- MATERIAL PROVIDED
** Start **
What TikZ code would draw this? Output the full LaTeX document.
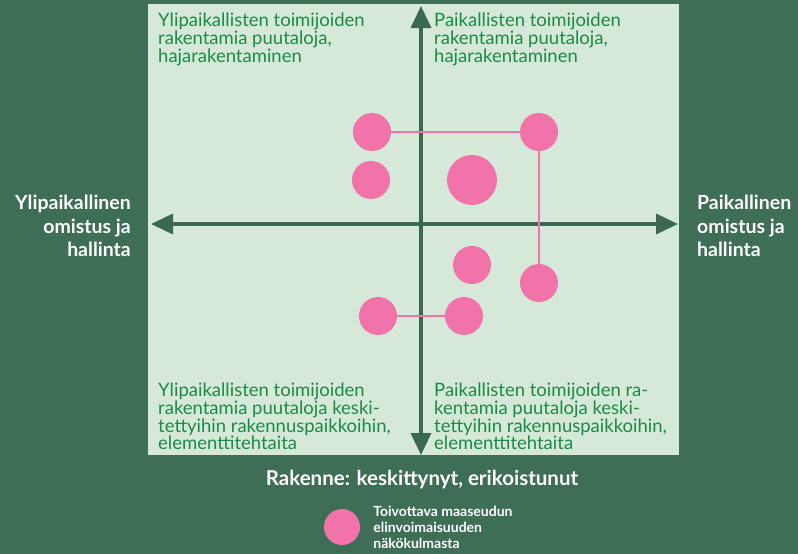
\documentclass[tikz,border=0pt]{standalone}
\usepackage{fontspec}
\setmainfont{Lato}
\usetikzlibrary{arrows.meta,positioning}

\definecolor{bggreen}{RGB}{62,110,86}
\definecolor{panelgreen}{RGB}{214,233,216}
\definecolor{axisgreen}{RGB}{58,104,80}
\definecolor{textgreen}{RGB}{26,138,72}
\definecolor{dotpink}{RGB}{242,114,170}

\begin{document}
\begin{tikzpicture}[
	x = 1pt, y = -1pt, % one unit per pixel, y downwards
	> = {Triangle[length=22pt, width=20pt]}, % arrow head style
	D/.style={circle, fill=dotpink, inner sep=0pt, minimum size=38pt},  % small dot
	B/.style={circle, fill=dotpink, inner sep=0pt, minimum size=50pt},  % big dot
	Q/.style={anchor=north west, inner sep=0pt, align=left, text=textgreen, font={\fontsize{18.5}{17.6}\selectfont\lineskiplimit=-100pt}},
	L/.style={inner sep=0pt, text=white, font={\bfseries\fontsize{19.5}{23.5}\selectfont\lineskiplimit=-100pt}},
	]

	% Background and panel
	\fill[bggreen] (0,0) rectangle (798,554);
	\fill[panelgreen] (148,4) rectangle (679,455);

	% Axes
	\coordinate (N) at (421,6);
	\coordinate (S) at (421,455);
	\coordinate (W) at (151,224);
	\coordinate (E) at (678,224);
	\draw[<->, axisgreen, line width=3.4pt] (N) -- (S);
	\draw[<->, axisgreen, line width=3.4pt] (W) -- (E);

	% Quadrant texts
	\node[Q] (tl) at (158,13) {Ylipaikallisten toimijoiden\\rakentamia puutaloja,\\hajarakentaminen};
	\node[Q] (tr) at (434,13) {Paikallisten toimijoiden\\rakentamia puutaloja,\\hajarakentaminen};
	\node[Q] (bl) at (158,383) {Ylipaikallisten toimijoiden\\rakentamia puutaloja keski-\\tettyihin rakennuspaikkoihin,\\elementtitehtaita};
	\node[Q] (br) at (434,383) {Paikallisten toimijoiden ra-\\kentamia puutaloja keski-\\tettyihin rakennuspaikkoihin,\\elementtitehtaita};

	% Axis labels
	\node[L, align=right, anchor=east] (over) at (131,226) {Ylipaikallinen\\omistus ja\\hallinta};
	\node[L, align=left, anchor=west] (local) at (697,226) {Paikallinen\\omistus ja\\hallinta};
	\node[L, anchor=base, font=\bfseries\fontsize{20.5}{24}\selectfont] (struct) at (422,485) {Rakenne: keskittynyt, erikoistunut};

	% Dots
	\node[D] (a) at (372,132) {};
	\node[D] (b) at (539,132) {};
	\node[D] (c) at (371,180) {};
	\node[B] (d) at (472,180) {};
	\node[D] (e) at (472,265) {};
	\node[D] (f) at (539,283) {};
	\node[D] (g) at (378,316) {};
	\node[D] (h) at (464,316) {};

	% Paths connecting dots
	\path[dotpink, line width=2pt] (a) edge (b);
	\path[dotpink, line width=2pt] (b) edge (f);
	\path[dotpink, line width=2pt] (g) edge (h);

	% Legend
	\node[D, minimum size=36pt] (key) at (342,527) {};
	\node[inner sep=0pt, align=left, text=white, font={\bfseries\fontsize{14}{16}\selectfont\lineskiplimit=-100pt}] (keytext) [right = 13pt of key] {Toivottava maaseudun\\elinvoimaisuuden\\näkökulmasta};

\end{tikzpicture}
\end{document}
** End **
- STATED PROBLEM
Copy out all of the data word for word. Do not carry over any picture.

- RESPONSE
What TikZ code would draw this? Output the full LaTeX document.
\documentclass[tikz,border=0pt]{standalone}
\usepackage{fontspec}
\setmainfont{Lato}
\usetikzlibrary{arrows.meta,positioning}

\definecolor{bggreen}{RGB}{62,110,86}
\definecolor{panelgreen}{RGB}{214,233,216}
\definecolor{axisgreen}{RGB}{58,104,80}
\definecolor{textgreen}{RGB}{26,138,72}
\definecolor{dotpink}{RGB}{242,114,170}

\begin{document}
\begin{tikzpicture}[
	x = 1pt, y = -1pt, % one unit per pixel, y downwards
	> = {Triangle[length=22pt, width=20pt]}, % arrow head style
	D/.style={circle, fill=dotpink, inner sep=0pt, minimum size=38pt},  % small dot
	B/.style={circle, fill=dotpink, inner sep=0pt, minimum size=50pt},  % big dot
	Q/.style={anchor=north west, inner sep=0pt, align=left, text=textgreen, font={\fontsize{18.5}{17.6}\selectfont\lineskiplimit=-100pt}},
	L/.style={inner sep=0pt, text=white, font={\bfseries\fontsize{19.5}{23.5}\selectfont\lineskiplimit=-100pt}},
	]

	% Background and panel
	\fill[bggreen] (0,0) rectangle (798,554);
	\fill[panelgreen] (148,4) rectangle (679,455);

	% Axes
	\coordinate (N) at (421,6);
	\coordinate (S) at (421,455);
	\coordinate (W) at (151,224);
	\coordinate (E) at (678,224);
	\draw[<->, axisgreen, line width=3.4pt] (N) -- (S);
	\draw[<->, axisgreen, line width=3.4pt] (W) -- (E);

	% Quadrant texts
	\node[Q] (tl) at (158,13) {Ylipaikallisten toimijoiden\\rakentamia puutaloja,\\hajarakentaminen};
	\node[Q] (tr) at (434,13) {Paikallisten toimijoiden\\rakentamia puutaloja,\\hajarakentaminen};
	\node[Q] (bl) at (158,383) {Ylipaikallisten toimijoiden\\rakentamia puutaloja keski-\\tettyihin rakennuspaikkoihin,\\elementtitehtaita};
	\node[Q] (br) at (434,383) {Paikallisten toimijoiden ra-\\kentamia puutaloja keski-\\tettyihin rakennuspaikkoihin,\\elementtitehtaita};

	% Axis labels
	\node[L, align=right, anchor=east] (over) at (131,226) {Ylipaikallinen\\omistus ja\\hallinta};
	\node[L, align=left, anchor=west] (local) at (697,226) {Paikallinen\\omistus ja\\hallinta};
	\node[L, anchor=base, font=\bfseries\fontsize{20.5}{24}\selectfont] (struct) at (422,485) {Rakenne: keskittynyt, erikoistunut};

	% Dots
	\node[D] (a) at (372,132) {};
	\node[D] (b) at (539,132) {};
	\node[D] (c) at (371,180) {};
	\node[B] (d) at (472,180) {};
	\node[D] (e) at (472,265) {};
	\node[D] (f) at (539,283) {};
	\node[D] (g) at (378,316) {};
	\node[D] (h) at (464,316) {};

	% Paths connecting dots
	\path[dotpink, line width=2pt] (a) edge (b);
	\path[dotpink, line width=2pt] (b) edge (f);
	\path[dotpink, line width=2pt] (g) edge (h);

	% Legend
	\node[D, minimum size=36pt] (key) at (342,527) {};
	\node[inner sep=0pt, align=left, text=white, font={\bfseries\fontsize{14}{16}\selectfont\lineskiplimit=-100pt}] (keytext) [right = 13pt of key] {Toivottava maaseudun\\elinvoimaisuuden\\näkökulmasta};

\end{tikzpicture}
\end{document}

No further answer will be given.